How to Become a 911 Dispatcher. We are all taught at a very early age to dial 911 in the event of an emergency. Most probably don't think about the dispatcher who answers the call. It takes someone who has a desire to help people, works well under stressful situations and doesn't mind working crazy shifts and all days of the week. If this sounds like it's for you, here's how to become a 911 dispatcher.
Earn a high school diploma or its equivalent, be at least 18 years of age and be a citizen of the United States. A background in customer service, law enforcement, medical services, safety and rescue positions or security is helpful.
Learn to type. 911 dispatchers must often get down as much information as possible in a very short period of time.
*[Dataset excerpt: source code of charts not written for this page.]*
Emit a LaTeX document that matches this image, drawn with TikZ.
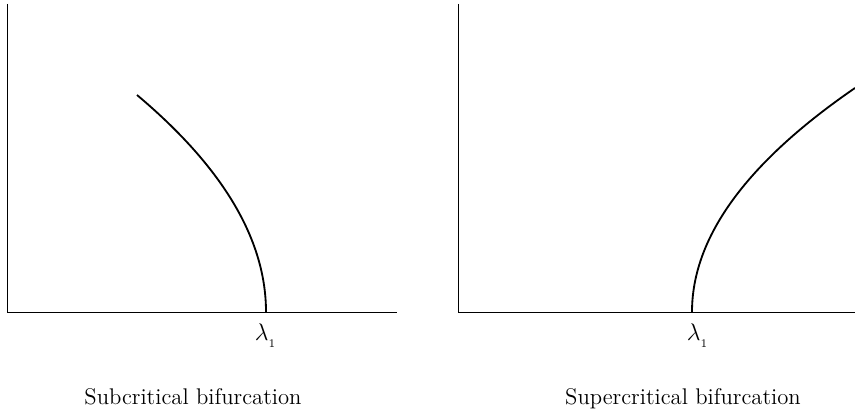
\documentclass[tikz,border=0pt]{standalone}
\begin{document}
\begin{tikzpicture}[x=0.6pt,y=-0.6pt,
  axis/.style={line width=0.55pt},
  branch/.style={line width=1.1pt},
  lbl/.style={inner sep=0pt,font=\fontsize{13.6}{16}\selectfont}]
\useasboundingbox (0,0) rectangle (855,410);
% left panel
\coordinate (LO) at (7,312);
\coordinate (LT) at (7,4);
\coordinate (LR) at (397,312);
\draw[axis] (LT) -- (LO) -- (LR);
\draw[branch] plot[domain=0:217,samples=80,smooth] ({266-129*(\x/217)^2},{312-\x});
\node[lbl,anchor=base] (l1) at (266,341) {$\lambda_{_1}$};
\node[lbl,anchor=base] (sub) at (193,405) {Subcritical bifurcation};
% right panel
\coordinate (RO) at (458,312);
\coordinate (RT) at (458,4);
\coordinate (RR) at (855,312);
\draw[axis] (RT) -- (RO) -- (RR);
\draw[branch] plot[domain=0:224,samples=80,smooth] ({692+163*(\x/224)^2},{312-\x});
\node[lbl,anchor=base] (l2) at (698,341) {$\lambda_{_1}$};
\node[lbl,anchor=base] (sup) at (683,405) {Supercritical bifurcation};
\end{tikzpicture}
\end{document}
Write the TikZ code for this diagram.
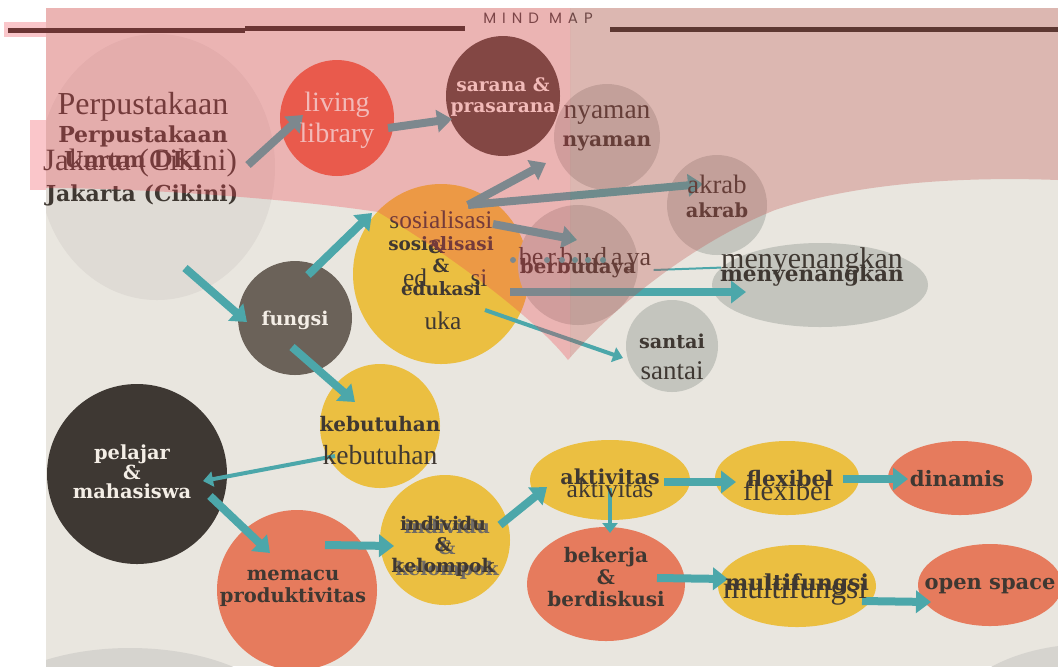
\documentclass[tikz,border=0pt]{standalone}
\usepackage{fontspec}
\setmainfont{Liberation Serif}
\newfontfamily\dejaserif{DejaVu Serif}
\newfontfamily\titlesans{Poppins}[LetterSpace=40]
\usetikzlibrary{arrows.meta,shapes.geometric}
\definecolor{paper}{HTML}{E9E6DF}
\definecolor{haze}{HTML}{DFDBD5}
\definecolor{ash}{HTML}{D6D4CF}
\definecolor{sun}{HTML}{EBBF41}
\definecolor{coral}{HTML}{E67B5D}
\definecolor{stone}{HTML}{C4C5BE}
\definecolor{umber}{HTML}{6B6259}
\definecolor{coal}{HTML}{3E3833}
\definecolor{maroon}{HTML}{54493F}
\definecolor{flame}{HTML}{E6644B}
\definecolor{teal}{HTML}{4CA7AA}
\definecolor{ink}{HTML}{3F3832}
\definecolor{cream}{HTML}{F4EEE6}
\definecolor{rose}{HTML}{F04350}
\definecolor{rosedark}{HTML}{C14D49}
\definecolor{bar}{HTML}{333029}
\definecolor{titleink}{HTML}{4A4745}

\begin{document}
\begin{tikzpicture}[x=0.5pt,y=-0.5pt,
blob/.style={shape=ellipse,draw=none,inner sep=0pt},
sz/.style 2 args={minimum width=#1pt,minimum height=#2pt},
lblB/.style={font={\pgfmathsetmacro\lead{#1*1.12}\dejaserif\bfseries\fontsize{#1}{\lead}\selectfont},text=ink,align=center,inner sep=0pt},
lblR/.style={font={\pgfmathsetmacro\lead{#1*1.12}\fontsize{#1}{\lead}\selectfont},text=ink,align=center,inner sep=0pt},
link/.style={draw=teal,line width=4pt,-{Triangle[length=7.5pt,width=11pt]}},
linkthin/.style={draw=teal,line width=2pt,-{Triangle[length=5pt,width=7.5pt]}}]
\useasboundingbox (0,0) rectangle (1058,666);
\clip (0,0) rectangle (1058,666);

\begin{scope}
\clip (46,8) rectangle (1058,666);
\fill[paper] (46,8) rectangle (1058,666);
\node[blob,sz={118}{133},fill=haze] (perp) at (157,167) {};
\fill[ash] (130,728) ellipse [x radius=80pt,y radius=40pt];
\fill[ash] (1090,728) ellipse [x radius=72pt,y radius=42pt];
\end{scope}

\fill[bar] (8,28) rectangle (245,33);
\fill[bar] (245,26) rectangle (465,31);
\fill[bar] (610,27) rectangle (1058,32);
\node[font=\titlesans\fontsize{7.5}{8}\selectfont,text=titleink] (title) at (538,18) {MIND MAP};

\node[blob,sz={57}{58},fill=flame] (living) at (337,118) {};
\node[blob,sz={53}{53},fill=stone] (nyaman) at (607,137) {};
\node[blob,sz={57}{60},fill=maroon] (sarana) at (503,96) {};
\node[blob,sz={108}{42},fill=stone] (meny) at (820,285) {};
\node[blob,sz={50}{50},fill=stone] (akrab) at (717,205) {};
\node[blob,sz={88}{90},fill=sun] (sos) at (441,274) {};
\node[blob,sz={60}{60},fill=stone] (berb) at (578,265) {};
\node[blob,sz={46}{46},fill=stone] (santai) at (672,346) {};
\node[blob,sz={60}{62},fill=sun] (kebu) at (380,426) {};
\node[blob,sz={57}{57},fill=umber] (fungsi) at (295,318) {};
\node[blob,sz={90}{90},fill=coal] (pelajar) at (137,474) {};
\node[blob,sz={80}{80},fill=coral] (memacu) at (297,590) {};
\node[blob,sz={65}{65},fill=sun] (indiv) at (445,540) {};
\node[blob,sz={80}{40},fill=sun] (aktiv) at (610,480) {};
\node[blob,sz={72}{37},fill=sun] (flex) at (787,478) {};
\node[blob,sz={72}{37},fill=coral] (dinamis) at (960,478) {};
\node[blob,sz={79}{57},fill=coral] (bekerja) at (606,584) {};
\node[blob,sz={79}{41},fill=sun] (multi) at (797,586) {};
\node[blob,sz={72}{41},fill=coral] (open) at (990,585) {};

\draw[link] ([shift={(91,-2)}]perp.center) -- ([shift={(-34,-3)}]living.center);
\draw[link] ([shift={(51,10)}]living.center) -- ([shift={(-51,23)}]sarana.center);
\draw[link] ([shift={(27,-69)}]sos.center) -- ([shift={(-61,26)}]nyaman.center);
\draw[link] ([shift={(27,-69)}]sos.center) -- ([shift={(-14,-21)}]akrab.center);
\draw[link] ([shift={(52,-50)}]sos.center) -- ([shift={(-1,-25)}]berb.center);
\draw[link] ([shift={(69,18)}]sos.center) -- ([shift={(-74,7)}]meny.center);
\draw[linkthin] ([shift={(44,36)}]sos.center) -- ([shift={(-49,12)}]santai.center);
\draw[link] ([shift={(28,101)}]perp.center) -- ([shift={(-48,4)}]fungsi.center);
\draw[link] ([shift={(13,-43)}]fungsi.center) -- ([shift={(-69,-61)}]sos.center);
\draw[link] ([shift={(-3,29)}]fungsi.center) -- ([shift={(-25,-24)}]kebu.center);
\draw[linkthin] ([shift={(-45,30)}]kebu.center) -- ([shift={(66,7)}]pelajar.center);
\draw[link] ([shift={(73,22)}]pelajar.center) -- ([shift={(-27,-37)}]memacu.center);
\draw[link] ([shift={(28,-45)}]memacu.center) -- ([shift={(-51,6)}]indiv.center);
\draw[link] ([shift={(55,-15)}]indiv.center) -- ([shift={(-63,7)}]aktiv.center);
\draw[linkthin] ([shift={(0,8)}]aktiv.center) -- ([shift={(4,-51)}]bekerja.center);
\draw[link] ([shift={(54,2)}]aktiv.center) -- ([shift={(-51,4)}]flex.center);
\draw[link] ([shift={(56,1)}]flex.center) -- ([shift={(-52,1)}]dinamis.center);
\draw[link] ([shift={(51,-6)}]bekerja.center) -- ([shift={(-69,-7)}]multi.center);
\draw[link] ([shift={(65,15)}]multi.center) -- ([shift={(-59,17)}]open.center);

\node[lblR=16] (tPerpR) at (143,107) {Perpustakaan};
\node[lblB=11] (tPerpB) at (143,136) {Perpustakaan};
\node[lblB=11] (tUmum) at (133,160) {Umum DKI};
\node[lblR=15.5] (tJakR) at (140,163) {Jakarta (Cikini)};
\node[lblB=11] (tJakB) at (142,195) {Jakarta (Cikini)};
\node[lblR=14,text=cream] (tLiving) at (337,120) {living\\library};
\node[lblB=9.3,text=cream] (tSarana) at (503,97) {sarana \&\\prasarana};
\node[lblR=13.7] (tNyamanR) at (607,115) {nyaman};
\node[lblB=10.1] (tNyamanB) at (607,143) {nyaman};
\node[lblR=13.3] (tAkrabR) at (717,184) {akrab};
\node[lblB=9.7] (tAkrabB) at (717,210) {akrab};
\node[lblR=12.7] (tSosR) at (441,220) {sosialisasi};
\node[lblB=9.2] (tSosB) at (441,266) {sosialisasi\\[1pt]\&\\[1pt]edukasi};
\node[lblB=9.2] (tSosAmp) at (437,247) {\&};
\node[lblR=12.7] (tEd) at (415,278) {ed};
\node[lblR=12.7] (tSi) at (479,278) {si};
\node[lblR=12.7] (tUka) at (443,321) {uka};
\node[lblR=13] (tBerbR) at (585,259) {be\kern2pt r\kern2pt b\kern2pt u\kern2pt d\kern2pt a\kern2pt ya};
\node[lblB=9.9] (tBerbB) at (578,268) {berbudaya};
\foreach \dx in {513,547,562,575,588,603}
  \fill[teal] (\dx,260) circle (1.5pt);
\draw[teal,line width=1pt] ([shift={(2,11)}]tBerbR.east) -- (meny.170);
\node[lblR=15] (tMenyR) at (812,261) {menyenangkan};
\node[lblB=10.8] (tMenyB) at (812,276) {menyenangkan};
\node[lblB=9.6] (tSantaiB) at (672,341) {santai};
\node[lblR=13.5] (tSantaiR) at (672,371) {santai};
\node[lblB=9.5,text=cream] (tFungsi) at (295,320) {fungsi};
\node[lblB=10] (tKebuB) at (380,424) {kebutuhan};
\node[lblR=13.8] (tKebuR) at (380,455) {kebutuhan};
\node[lblB=9.7,text=cream] (tPelajar) at (132,472) {pelajar\\[-1pt]\&\\[-1pt]mahasiswa};
\node[lblB=9.75] (tMemacu) at (293,588) {memacu\\produktivitas};
\node[lblB=9.4,text=ink!75] (tIndivB2) at (447,549) {individu\\\&\\kelompok};
\node[lblB=9.4] (tIndivB) at (443,546) {individu\\\&\\kelompok};
\node[lblR=12.8] (tAktivR) at (610,489) {aktivitas};
\node[lblB=10.3] (tAktivB) at (610,477) {aktivitas};
\node[lblR=14.4] (tFlexR) at (787,490) {flexibel};
\node[lblB=10.7] (tFlexB) at (790,479) {flexibel};
\node[lblB=10.6] (tDinamis) at (957,479) {dinamis};
\node[lblB=10] (tBekerja) at (606,577) {bekerja\\\&\\berdiskusi};
\node[lblR=15.6] (tMultiR) at (795,591) {multifungsi};
\node[lblB=11] (tMultiB) at (797,585) {multifungsi};
\node[lblB=10.5] (tOpen) at (990,586) {open space};

\begin{scope}
\clip (0,0) rectangle (570,666);
\fill[rose,fill opacity=0.3] (46,8) -- (1058,8) -- (1058,180) .. controls (950,176) and (850,185) .. (775,210) .. controls (700,240) and (620,300) .. (568,360) .. controls (535,318) and (450,255) .. (378,212) .. controls (300,200) and (150,188) .. (46,188) -- cycle;
\end{scope}
\begin{scope}
\clip (570,0) rectangle (1058,666);
\fill[rosedark,fill opacity=0.3] (46,8) -- (1058,8) -- (1058,180) .. controls (950,176) and (850,185) .. (775,210) .. controls (700,240) and (620,300) .. (568,360) .. controls (535,318) and (450,255) .. (378,212) .. controls (300,200) and (150,188) .. (46,188) -- cycle;
\end{scope}
\fill[rose,fill opacity=0.3] (4,22) rectangle (46,37);
\fill[rose,fill opacity=0.3] (30,120) rectangle (46,190);
\end{tikzpicture}
\end{document}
Knowing how to type quickly and accurately is a vital component of being a 911 dispatcher.
Apply at 911 dispatch centers or local police departments who offer 911 services. Include an application, a completed self-assessment questionnaire and a resume. Bring a typing certificate with you on the day of your interview.
Pass a complete background check, including a criminal background check, personality profile, a polygraph test, a physical examination with drug test results and a psychological profile. In some cases, the organization also administers a voice stress test. Also, you must pass a panel interview.
Attend training sessions once hired. This is typically 6 months of training where you will learn procedures followed by the various agencies who respond to 911 calls: police departments, medical emergency personnel and fire departments.
Obtain CPR certification. You also must attend continuing education courses in this field once you become a 911 dispatcher.
Take typing or transcription courses to sharpen this skill. You need to pass a minimum requirement on the typing test to become a 911 dispatcher.